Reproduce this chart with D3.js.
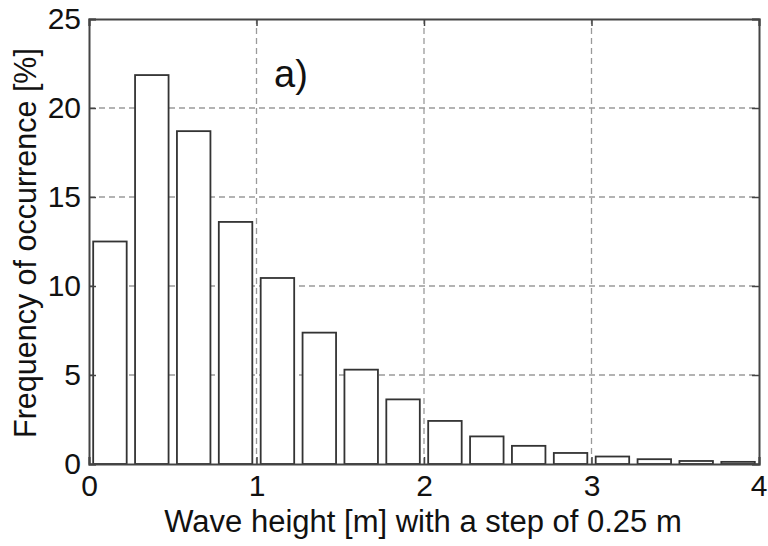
<!DOCTYPE html>
<html>
<head>
<meta charset="utf-8">
<script src="https://cdn.jsdelivr.net/npm/d3@7"></script>
<style>
  body { margin: 0; background: #fff; }
  svg text { font-family: "Liberation Sans", Arial, sans-serif; fill: #111; }
</style>
</head>
<body>
<div id="chart"></div>
<script>
// Wave height classes (bin centres, step 0.25 m) and their frequency in %
var binCenters = [0.125, 0.375, 0.625, 0.875, 1.125, 1.375, 1.625, 1.875,
                  2.125, 2.375, 2.625, 2.875, 3.125, 3.375, 3.625, 3.875];
var frequency = [12.5, 21.85, 18.7, 13.6, 10.45, 7.38, 5.3, 3.63,
                 2.42, 1.55, 1.02, 0.62, 0.42, 0.27, 0.17, 0.12];
var xTicks = [0, 1, 2, 3, 4];
var yTicks = [0, 5, 10, 15, 20, 25];
var xTitle = 'Wave height [m] with a step of 0.25 m';
var yTitle = 'Frequency of occurrence [%]';
var panelLabel = 'a)';

var width = 768,
    height = 546,
    margin = { top: 19, right: 9, bottom: 82, left: 89 },
    binStep = 0.25,
    barFrac = 0.8,
    tickLen = 7;

var svg = d3.select('#chart').append('svg')
    .attr('width', width)
    .attr('height', height);

var x = d3.scaleLinear().domain([0, 4]).range([margin.left, width - margin.right]),
    y = d3.scaleLinear().domain([0, 25]).range([height - margin.bottom, margin.top]);

// Dashed grid (under the bars)
var grid = svg.append('g').attr('class', 'grid')
    .attr('stroke', '#9a9a9a')
    .attr('stroke-width', 1.3)
    .attr('stroke-dasharray', '6,4');

grid.selectAll('line.gx')
  .data(xTicks.slice(1, -1))
  .enter().append('line')
    .attr('class', 'gx')
    .attr('x1', function(d) { return x(d); })
    .attr('x2', function(d) { return x(d); })
    .attr('y1', y(0))
    .attr('y2', y(25));

grid.selectAll('line.gy')
  .data(yTicks.slice(1, -1))
  .enter().append('line')
    .attr('class', 'gy')
    .attr('x1', x(0))
    .attr('x2', x(4))
    .attr('y1', function(d) { return y(d); })
    .attr('y2', function(d) { return y(d); });

// Bars
var bars = binCenters.map(function(c, i) { return { c: c, v: frequency[i] }; });
var barW = x(binStep * barFrac) - x(0);

svg.append('g').selectAll('rect')
  .data(bars)
  .enter().append('rect')
    .attr('x', function(d) { return x(d.c) - barW / 2; })
    .attr('y', function(d) { return y(d.v); })
    .attr('width', barW)
    .attr('height', function(d) { return y(0) - y(d.v); })
    .attr('fill', '#fff')
    .attr('stroke', '#333')
    .attr('stroke-width', 1.8);

// Axes with inward ticks, box round the plot
var fmt = d3.format('d');
var xAxis = d3.axisBottom(x).tickValues(xTicks).tickFormat(fmt).tickSize(-tickLen).tickPadding(11),
    yAxis = d3.axisLeft(y).tickValues(yTicks).tickFormat(fmt).tickSize(-tickLen).tickPadding(8);

svg.append('g')
    .attr('transform', 'translate(0,' + y(0) + ')')
    .call(xAxis);
svg.append('g')
    .attr('transform', 'translate(' + x(0) + ',0)')
    .call(yAxis);

svg.append('g')
    .attr('transform', 'translate(0,' + y(25) + ')')
    .call(d3.axisTop(x).tickValues(xTicks).tickSize(-tickLen).tickFormat(''));
svg.append('g')
    .attr('transform', 'translate(' + x(4) + ',0)')
    .call(d3.axisRight(y).tickValues(yTicks).tickSize(-tickLen).tickFormat(''));

svg.selectAll('.domain').attr('stroke', '#444').attr('stroke-width', 2);
svg.selectAll('.tick line').attr('stroke', '#444').attr('stroke-width', 1.5);
svg.selectAll('.tick text')
    .attr('font-size', 30)
    .attr('font-family', '"Liberation Sans", Arial, sans-serif')
    .attr('fill', '#111');

// last x label sits right at the page edge, keep it inside
svg.selectAll('.tick text')
    .filter(function(d) { return d === 4 && this.getAttribute('y') > 0; })
    .attr('text-anchor', 'end')
    .attr('dx', 8);

// Titles
svg.append('text')
    .attr('x', (x(0) + x(4)) / 2 - 1)
    .attr('y', 532)
    .attr('text-anchor', 'middle')
    .attr('font-size', 31)
    .text(xTitle);

svg.append('text')
    .attr('transform', 'translate(36,' + 243 + ') rotate(-90)')
    .attr('text-anchor', 'middle')
    .attr('font-size', 30.5)
    .text(yTitle);

svg.append('text')
    .attr('x', 274)
    .attr('y', 87)
    .attr('font-size', 38)
    .text(panelLabel);
</script>
</body>
</html>
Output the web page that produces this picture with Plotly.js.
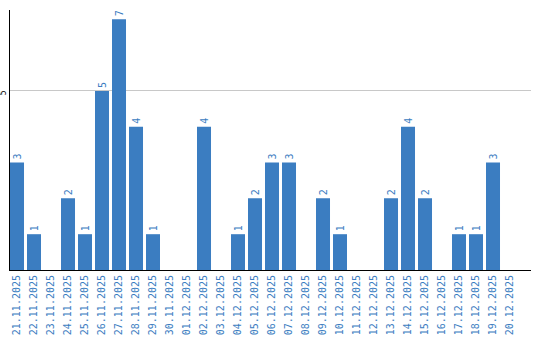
<!DOCTYPE html>
<html><head><meta charset="utf-8">
<script src="https://cdn.plot.ly/plotly-3.0.1.min.js"></script>
<style>html,body{margin:0;padding:0;background:#fff}#c{width:540px;height:340px}</style>
</head><body><div id="c"></div>
<script>
const dates = ["21.11.2025","22.11.2025","23.11.2025","24.11.2025","25.11.2025","26.11.2025","27.11.2025","28.11.2025","29.11.2025","30.11.2025","01.12.2025","02.12.2025","03.12.2025","04.12.2025","05.12.2025","06.12.2025","07.12.2025","08.12.2025","09.12.2025","10.12.2025","11.12.2025","12.12.2025","13.12.2025","14.12.2025","15.12.2025","16.12.2025","17.12.2025","18.12.2025","19.12.2025","20.12.2025"];
const counts = [3,1,0,2,1,5,7,4,1,0,0,4,0,1,2,3,3,0,2,1,0,0,2,4,2,0,1,1,3,0];
const yTicks = [5];
const blue = "#3b7dc1";
const mono = "DejaVu Sans Mono, monospace";
const labels = counts.map(v => v > 0 ? String(v) : "");
Plotly.newPlot("c", [{
  type: "bar", x: dates, y: counts, text: labels, textposition: "outside",
  textangle: -90, cliponaxis: false,
  textfont: {family: mono, size: 10, color: blue},
  marker: {color: blue}, hoverinfo: "none"
}], {
  width: 540, height: 340,
  margin: {l: 10, r: 9, t: 10, b: 70, pad: 0},
  paper_bgcolor: "#fff", plot_bgcolor: "#fff",
  showlegend: false, bargap: 0.176,
  font: {family: mono},
  xaxis: {type: "category", range: [-0.412, 30.235], tickangle: -90, showline: true, linecolor: "#000", linewidth: 1,
    ticks: "", tickfont: {family: mono, size: 10, color: blue}, showgrid: false, zeroline: false, automargin: false},
  yaxis: {range: [0, 7.26], tickvals: yTicks, ticktext: yTicks.map(String), tickangle: -90,
    ticklabelshift: 3,
    showline: true, linecolor: "#000", linewidth: 1, ticks: "",
    tickfont: {family: mono, size: 8, color: "#000"}, gridcolor: "#c8c8c8", zeroline: false, automargin: false}
}, {displayModeBar: false, staticPlot: true});
</script></body></html>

::::::

Set exercise → Copy the whole listing above word for word but do not carry over the pictures.

Solution for this exercise →
Reproduce this chart with D3.js.
<!DOCTYPE html>
<html>
<head>
<meta charset="utf-8">
<script src="https://cdn.jsdelivr.net/npm/d3@7"></script>
<style>
  body { margin: 0; background: #fff; }
  svg text { font-family: "Liberation Sans", Arial, sans-serif; fill: #111; }
</style>
</head>
<body>
<div id="chart"></div>
<script>
// Wave height classes (bin centres, step 0.25 m) and their frequency in %
var binCenters = [0.125, 0.375, 0.625, 0.875, 1.125, 1.375, 1.625, 1.875,
                  2.125, 2.375, 2.625, 2.875, 3.125, 3.375, 3.625, 3.875];
var frequency = [12.5, 21.85, 18.7, 13.6, 10.45, 7.38, 5.3, 3.63,
                 2.42, 1.55, 1.02, 0.62, 0.42, 0.27, 0.17, 0.12];
var xTicks = [0, 1, 2, 3, 4];
var yTicks = [0, 5, 10, 15, 20, 25];
var xTitle = 'Wave height [m] with a step of 0.25 m';
var yTitle = 'Frequency of occurrence [%]';
var panelLabel = 'a)';

var width = 768,
    height = 546,
    margin = { top: 19, right: 9, bottom: 82, left: 89 },
    binStep = 0.25,
    barFrac = 0.8,
    tickLen = 7;

var svg = d3.select('#chart').append('svg')
    .attr('width', width)
    .attr('height', height);

var x = d3.scaleLinear().domain([0, 4]).range([margin.left, width - margin.right]),
    y = d3.scaleLinear().domain([0, 25]).range([height - margin.bottom, margin.top]);

// Dashed grid (under the bars)
var grid = svg.append('g').attr('class', 'grid')
    .attr('stroke', '#9a9a9a')
    .attr('stroke-width', 1.3)
    .attr('stroke-dasharray', '6,4');

grid.selectAll('line.gx')
  .data(xTicks.slice(1, -1))
  .enter().append('line')
    .attr('class', 'gx')
    .attr('x1', function(d) { return x(d); })
    .attr('x2', function(d) { return x(d); })
    .attr('y1', y(0))
    .attr('y2', y(25));

grid.selectAll('line.gy')
  .data(yTicks.slice(1, -1))
  .enter().append('line')
    .attr('class', 'gy')
    .attr('x1', x(0))
    .attr('x2', x(4))
    .attr('y1', function(d) { return y(d); })
    .attr('y2', function(d) { return y(d); });

// Bars
var bars = binCenters.map(function(c, i) { return { c: c, v: frequency[i] }; });
var barW = x(binStep * barFrac) - x(0);

svg.append('g').selectAll('rect')
  .data(bars)
  .enter().append('rect')
    .attr('x', function(d) { return x(d.c) - barW / 2; })
    .attr('y', function(d) { return y(d.v); })
    .attr('width', barW)
    .attr('height', function(d) { return y(0) - y(d.v); })
    .attr('fill', '#fff')
    .attr('stroke', '#333')
    .attr('stroke-width', 1.8);

// Axes with inward ticks, box round the plot
var fmt = d3.format('d');
var xAxis = d3.axisBottom(x).tickValues(xTicks).tickFormat(fmt).tickSize(-tickLen).tickPadding(11),
    yAxis = d3.axisLeft(y).tickValues(yTicks).tickFormat(fmt).tickSize(-tickLen).tickPadding(8);

svg.append('g')
    .attr('transform', 'translate(0,' + y(0) + ')')
    .call(xAxis);
svg.append('g')
    .attr('transform', 'translate(' + x(0) + ',0)')
    .call(yAxis);

svg.append('g')
    .attr('transform', 'translate(0,' + y(25) + ')')
    .call(d3.axisTop(x).tickValues(xTicks).tickSize(-tickLen).tickFormat(''));
svg.append('g')
    .attr('transform', 'translate(' + x(4) + ',0)')
    .call(d3.axisRight(y).tickValues(yTicks).tickSize(-tickLen).tickFormat(''));

svg.selectAll('.domain').attr('stroke', '#444').attr('stroke-width', 2);
svg.selectAll('.tick line').attr('stroke', '#444').attr('stroke-width', 1.5);
svg.selectAll('.tick text')
    .attr('font-size', 30)
    .attr('font-family', '"Liberation Sans", Arial, sans-serif')
    .attr('fill', '#111');

// last x label sits right at the page edge, keep it inside
svg.selectAll('.tick text')
    .filter(function(d) { return d === 4 && this.getAttribute('y') > 0; })
    .attr('text-anchor', 'end')
    .attr('dx', 8);

// Titles
svg.append('text')
    .attr('x', (x(0) + x(4)) / 2 - 1)
    .attr('y', 532)
    .attr('text-anchor', 'middle')
    .attr('font-size', 31)
    .text(xTitle);

svg.append('text')
    .attr('transform', 'translate(36,' + 243 + ') rotate(-90)')
    .attr('text-anchor', 'middle')
    .attr('font-size', 30.5)
    .text(yTitle);

svg.append('text')
    .attr('x', 274)
    .attr('y', 87)
    .attr('font-size', 38)
    .text(panelLabel);
</script>
</body>
</html>
Output the web page that produces this picture with Plotly.js.
<!DOCTYPE html>
<html><head><meta charset="utf-8">
<script src="https://cdn.plot.ly/plotly-3.0.1.min.js"></script>
<style>html,body{margin:0;padding:0;background:#fff}#c{width:540px;height:340px}</style>
</head><body><div id="c"></div>
<script>
const dates = ["21.11.2025","22.11.2025","23.11.2025","24.11.2025","25.11.2025","26.11.2025","27.11.2025","28.11.2025","29.11.2025","30.11.2025","01.12.2025","02.12.2025","03.12.2025","04.12.2025","05.12.2025","06.12.2025","07.12.2025","08.12.2025","09.12.2025","10.12.2025","11.12.2025","12.12.2025","13.12.2025","14.12.2025","15.12.2025","16.12.2025","17.12.2025","18.12.2025","19.12.2025","20.12.2025"];
const counts = [3,1,0,2,1,5,7,4,1,0,0,4,0,1,2,3,3,0,2,1,0,0,2,4,2,0,1,1,3,0];
const yTicks = [5];
const blue = "#3b7dc1";
const mono = "DejaVu Sans Mono, monospace";
const labels = counts.map(v => v > 0 ? String(v) : "");
Plotly.newPlot("c", [{
  type: "bar", x: dates, y: counts, text: labels, textposition: "outside",
  textangle: -90, cliponaxis: false,
  textfont: {family: mono, size: 10, color: blue},
  marker: {color: blue}, hoverinfo: "none"
}], {
  width: 540, height: 340,
  margin: {l: 10, r: 9, t: 10, b: 70, pad: 0},
  paper_bgcolor: "#fff", plot_bgcolor: "#fff",
  showlegend: false, bargap: 0.176,
  font: {family: mono},
  xaxis: {type: "category", range: [-0.412, 30.235], tickangle: -90, showline: true, linecolor: "#000", linewidth: 1,
    ticks: "", tickfont: {family: mono, size: 10, color: blue}, showgrid: false, zeroline: false, automargin: false},
  yaxis: {range: [0, 7.26], tickvals: yTicks, ticktext: yTicks.map(String), tickangle: -90,
    ticklabelshift: 3,
    showline: true, linecolor: "#000", linewidth: 1, ticks: "",
    tickfont: {family: mono, size: 8, color: "#000"}, gridcolor: "#c8c8c8", zeroline: false, automargin: false}
}, {displayModeBar: false, staticPlot: true});
</script></body></html>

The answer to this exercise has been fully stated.